Corrente de comércio é a soma das importações e das exportações de uma determinada região e/ou país em determinado período. Essa informação é importante para verificar o nível de relação do país com o mundo, demonstrada tanto pela capacidade de exportar para os demais países, quanto pelo nível de importação, o que também revela um certo vigor da economia nacional. Em função da existência do porto, a participação de Itajaí na corrente de comércio de Santa Catarina foi de 57,6% em 2018 e de 60,6% em 2019. Em relação ao Brasil a participação do Município foi de 3,7% em 2018 e de 3,9% em 2019.  

             O porto de Itajaí é destaque internacional em cuidado com o meio ambiente. A ANTAQ divulga regularmente o Índice de Desempenho Ambiental (IDA), aplicado desde 2012 pela Gerência de Meio Ambiente e Sustentabilidade (GMS), que é a principal ferramenta para avaliação da gestão ambiental de instalações portuárias reguladas pela Agência. Em 2019, último resultado divulgado, o porto de Itajaí ficou em primeiro lugar na categoria de portos públicos, com 99,47 pontos. É importante observar que desde que o IDA foi implantado, Itajaí sempre ficou em primeiro ou em segundo lugar. O índice, que é aplicado anualmente, na última edição avaliou 31 portos organizados e 92 terminais de uso privado por meio de 38 indicadores agrupados em quatro categorias: econômico-operacionais, sociológico-culturais, físico-químicos e biológico-ecológicos.

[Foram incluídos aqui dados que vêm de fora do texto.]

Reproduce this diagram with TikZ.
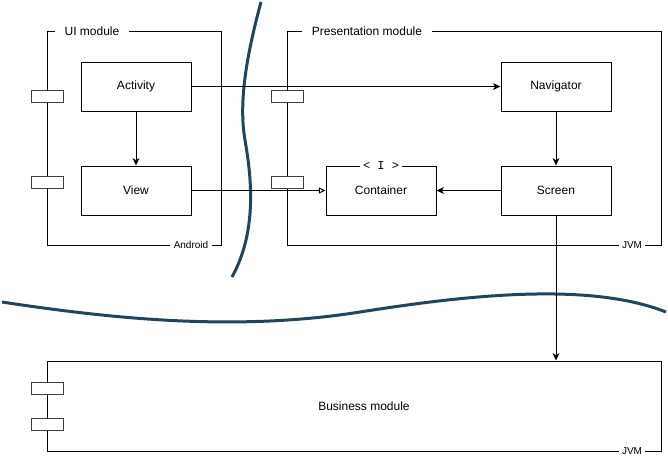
\documentclass[tikz,border=0pt]{standalone}
\usepackage{fontspec}
\setmainfont{Liberation Sans}
\newfontfamily\ifacefont{Liberation Mono}
\usetikzlibrary{arrows.meta,positioning}
\definecolor{wavecol}{HTML}{23445D}
\tikzset{
    comp/.style={draw,minimum width=82.5pt,minimum height=36.75pt,inner sep=0pt,font=\fontsize{9}{11}\selectfont},
    frame/.style={draw,inner sep=0pt},
    port/.style={draw=black!75,fill=white,minimum width=24pt,minimum height=9pt,inner sep=0pt},
    title/.style={fill=white,inner xsep=7.5pt,inner ysep=1pt,font=\fontsize{9}{11}\selectfont},
    tag/.style={fill=white,inner xsep=2.5pt,inner ysep=1pt,font=\fontsize{7.5}{9}\selectfont},
    wire/.style={-{Stealth[length=5.5pt,width=5pt,inset=1.5pt]}},
    realize/.style={-{Triangle[open,length=5pt,width=4.5pt]}},
    wave/.style={draw=wavecol,line width=2.25pt}
}

\begin{document}
\begin{tikzpicture}[x=0.75pt,y=-0.75pt,line width=0.75pt]
    \useasboundingbox (0,0) rectangle (668,462);

    % separators
    \draw[wave] (261,2) .. controls (248,50) and (238,100) .. (245,140)
        .. controls (251,175) and (258,230) .. (232,277);
    \draw[wave] (2,302) .. controls (120,320) and (240,331) .. (360,312)
        .. controls (470,294.6) and (590,282) .. (666,312);

    % modules
    \node[frame,minimum width=130.5pt,minimum height=160.5pt] (ui)   at (134,138) {};
    \node[frame,minimum width=280.5pt,minimum height=160.5pt] (pres) at (474,138) {};
    \node[frame,minimum width=460.5pt,minimum height=67.5pt]  (bus)  at (354,406) {};
    \node[title] (uiname)   at (92,31)  {UI module};
    \node[title] (presname) at (367,31) {Presentation module};
    \node[font=\fontsize{9}{11}\selectfont] (busname) at (364,406) {Business module};
    \node[tag] (uitag)   at (191,245) {Android};
    \node[tag] (prestag) at (632,245) {JVM};
    \node[tag] (bustag)  at (632,451) {JVM};

    % ports
    \foreach \px/\py [count=\i] in {47/96,47/182,287/96,287/182,47/388,47/424}
        \node[port] (p\i) at (\px,\py) {};

    % components
    \node[comp] (act)  at (136,86.5)  {Activity};
    \node[comp] (view) at (136,190.5) {View};
    \node[comp] (nav)  at (556,86.5)  {Navigator};
    \node[comp] (scr)  at (556,190.5) {Screen};
    \node[comp] (cont) at (381,190.5) {Container};
    \node[fill=white,inner xsep=2.25pt,inner ysep=0.5pt,font=\ifacefont\fontsize{9}{11}\selectfont] (iface) at (cont.north) {< I >};

    \draw[wire] (act) -- (nav);
    \draw[wire] (act) -- (view);
    \draw[wire] (nav) -- (scr);
    \draw[wire] (scr) -- (cont);
    \draw[realize] (view) -- (cont);
    \draw[wire] (scr) -- (scr |- bus.north);
\end{tikzpicture}
\end{document}
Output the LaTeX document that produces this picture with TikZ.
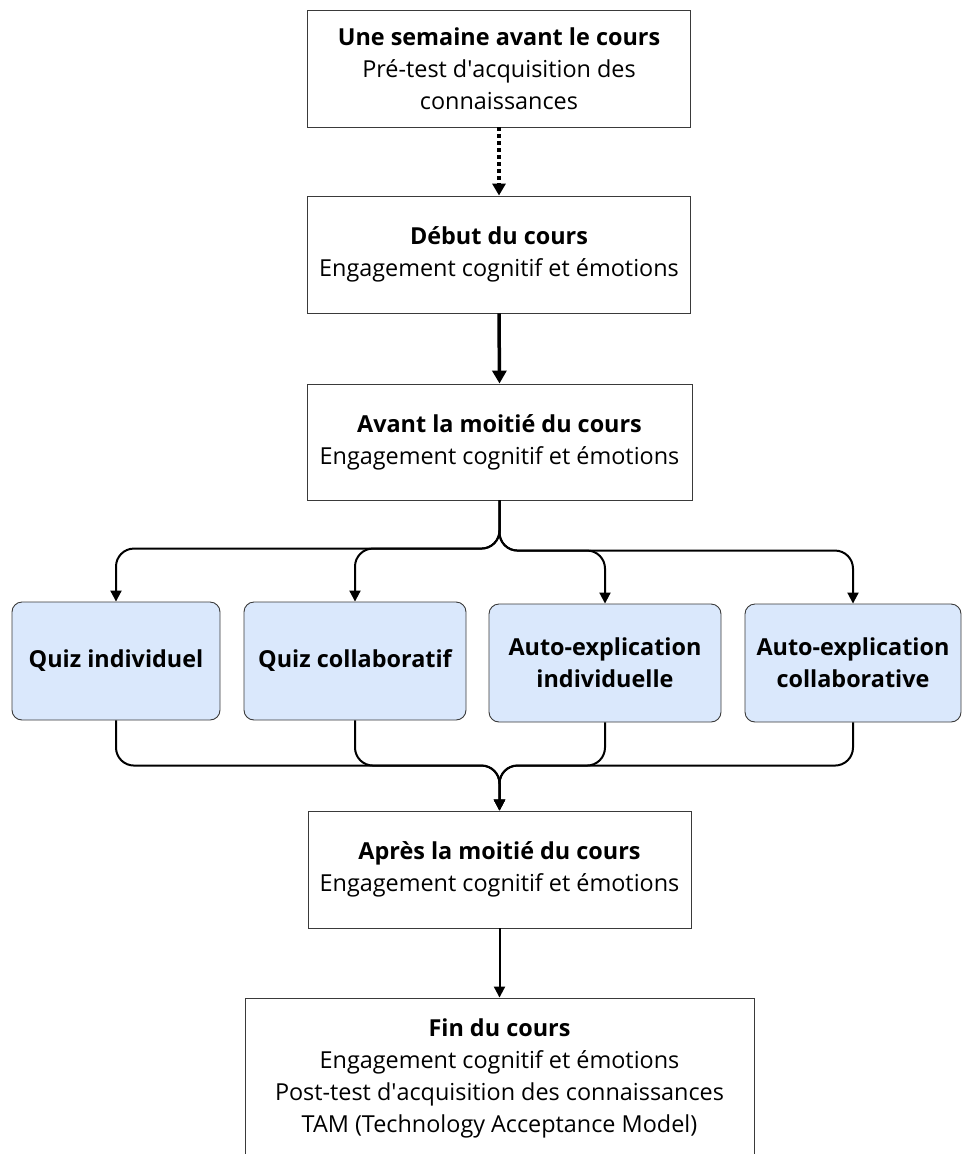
\documentclass[tikz,border=0pt]{standalone}
\usepackage{fontspec}
\setmainfont{Open Sans}
\usepackage{tikz}
\usetikzlibrary{arrows.meta, positioning, calc}
\definecolor{clrBlueLight}{HTML}{DAE8FC}
\definecolor{clrEdge}{HTML}{3A3A3A}
\tikzset{
  stage box/.style={rectangle, draw=clrEdge, fill=white, line width=0.9pt, minimum width=383pt, minimum height=117pt, inner sep=0pt, align=center, font=\fontsize{23.4}{32}\selectfont},
  act box/.style={stage box, fill=clrBlueLight, rounded corners=10pt, minimum height=118pt, font=\fontsize{23.4}{32}\selectfont\bfseries},
  arr/.style={-{Triangle[length=11pt, width=11pt]}, line width=2pt},
  barr/.style={-{Triangle[length=13pt, width=14pt]}, line width=3.5pt},
  darr/.style={-{Triangle[length=12pt, width=13pt]}, line width=3.5pt, dash pattern=on 3.5pt off 3.5pt},
}

\begin{document}
\begin{tikzpicture}[x=1pt, y=-1pt]
  \clip (0,0) rectangle (963,1154);

  % Stages
  \node[stage box] (preweek) at (499,68.5) {\textbf{Une semaine avant le cours}\\Pré-test d\textquotesingle acquisition des\\connaissances};
  \node[stage box] (start) at (499,254.5) {\textbf{Début du cours}\\Engagement cognitif et émotions};
  \node[stage box, minimum width=385pt, minimum height=116pt] (midpre) at (499.5,442) {\textbf{Avant la moitié du cours}\\Engagement cognitif et émotions};

  % Activities
  \node[act box, minimum width=208pt] (quizind) at (116,661) {Quiz individuel};
  \node[act box, minimum width=222pt] (quizcol) at (355,661) {Quiz collaboratif};
  \node[act box, minimum width=232pt] (autoind) at (605,663) {Auto-explication\\individuelle};
  \node[act box, minimum width=216pt] (autocol) at (853,663) {Auto-explication\\collaborative};

  \node[stage box] (midpost) at (499.5,869.5) {\textbf{Après la moitié du cours}\\Engagement cognitif et émotions};
  \node[stage box, minimum width=509pt, minimum height=160pt] (finish) at (499.5,1078) {\textbf{Fin du cours}\\Engagement cognitif et émotions\\Post-test d\textquotesingle acquisition des connaissances\\TAM (Technology Acceptance Model)};

  % Arrows
  \draw[darr] (preweek.south) -- (start.north);
  \draw[barr] (start.south) -- (midpre.north);
  \foreach \act in {quizind, quizcol, autoind, autocol} {
    \draw[arr, rounded corners=18pt] (midpre.south) |- ($(\act.north)+(0,-53)$) -- (\act.north);
    \draw[arr, rounded corners=18pt] (\act.south) |- ($(midpost.north)+(0,-45)$) -- (midpost.north);
  }
  \draw[arr] (midpost.south) -- (finish.north);
\end{tikzpicture}
\end{document}
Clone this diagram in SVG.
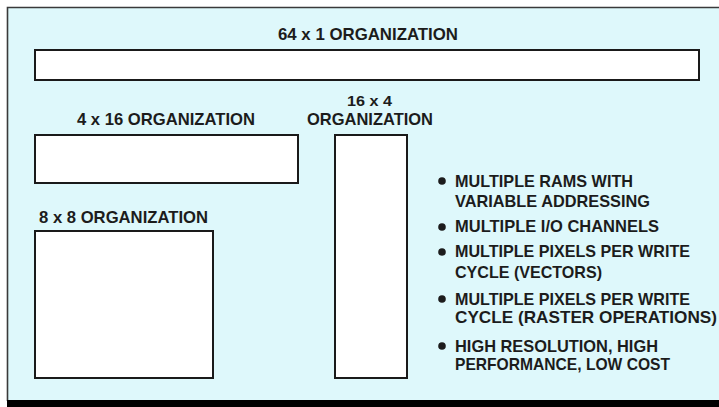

Dos 10 portos mais importantes do país, Itajaí ocupa a nona honrosa posição. Além do porto ter colocado o município entre os maiores arrecadadores de impostos federais do país, há uma relação direta entre a renda gerada pelo porto e o bem-estar da população. Se compararmos com cidades próximas, veremos que Itajaí tem uma condição socioeconômica bem melhor do que o conjunto delas. O Ranking dos Municípios com maior Produto Interno Bruto em Santa Catarina de 2018, divulgado pelo IBGE no ano passado, apresenta quatro municípios catarinenses entre as 100 maiores economias do país. Na liderança estão Joinville (28º), Itajaí (36º), Florianópolis (45º) e Blumenau (56º). No referido Ranking Itajaí foi o que mais cresceu entre os 20 municípios de maior PIB (+15,9), com geração de R$ 25,41 bilhões.

Além de ser o segundo PIB do estado, fator diretamente ligado à existência do porto, Itajaí está no epicentro da oitava maior densidade econômica do país, representada pela a concentração urbana de Itajaí-Balneário Camboriú, onde estão localizados os municípios de Balneário Camboriú, Balneário Piçarras, Barra Velha, Camboriú, Itajaí, Navegantes e Penha. Esta elevadíssima densidade econômica está relacionada em boa parte à existência do porto público.

As privatizações são feitas para resolver o problema do Capital e não da sociedade ou do Estado. Privatizar num momento como este, em que o Brasil vem de seis anos seguidos de recessão ou estagnação, situação na qual os preços de todos os ativos foram extremamente depreciados, é um verdadeiro crime de lesa pátria. Especialmente considerando-se o fato de que, no período recente, houve grande desvalorização cambial; portanto, os ativos estão extremamente baratos em dólar. O porto de Itajaí é a mola mestra da economia local. A sua movimentação econômica afeta toda a complexa cadeia logística, funcionando como um motor da economia. Além disso, os salários dos trabalhadores portuários, que são mais elevados que a média, refletem fortemente no movimento do comércio e da própria arrecadação do município.

Segundo a administração municipal, desde a municipalização, em 1995, o porto cresceu 1.400% em termos de movimentação de toneladas e 1.500% em relação à arrecadação de impostos para a cidade. Além disso, o modelo de administração municipal (no qual a gestão é municipal e a operação portuária é privada) possibilita uma integração e comunicação entre porto e cidade, extremamente positiva. A interação, que começou a ocorrer a partir da municipalização, permitiu aos cidadãos enxergarem o porto como um ativo econômico extremamente importante para o município, que gera impostos, emprego, renda e oportunidades. Não há razões de caráter econômico, social ou político para privatizar o porto de Itajaí, pelo menos aquelas que possam ser reveladas em público.

                                                                                     *Economista 10.06.2021.

    



[1] Free On Board. Na tradução literal quer dizer “livre a bordo”. Neste caso, a responsabilidade do embarcador termina no despacho das mercadorias.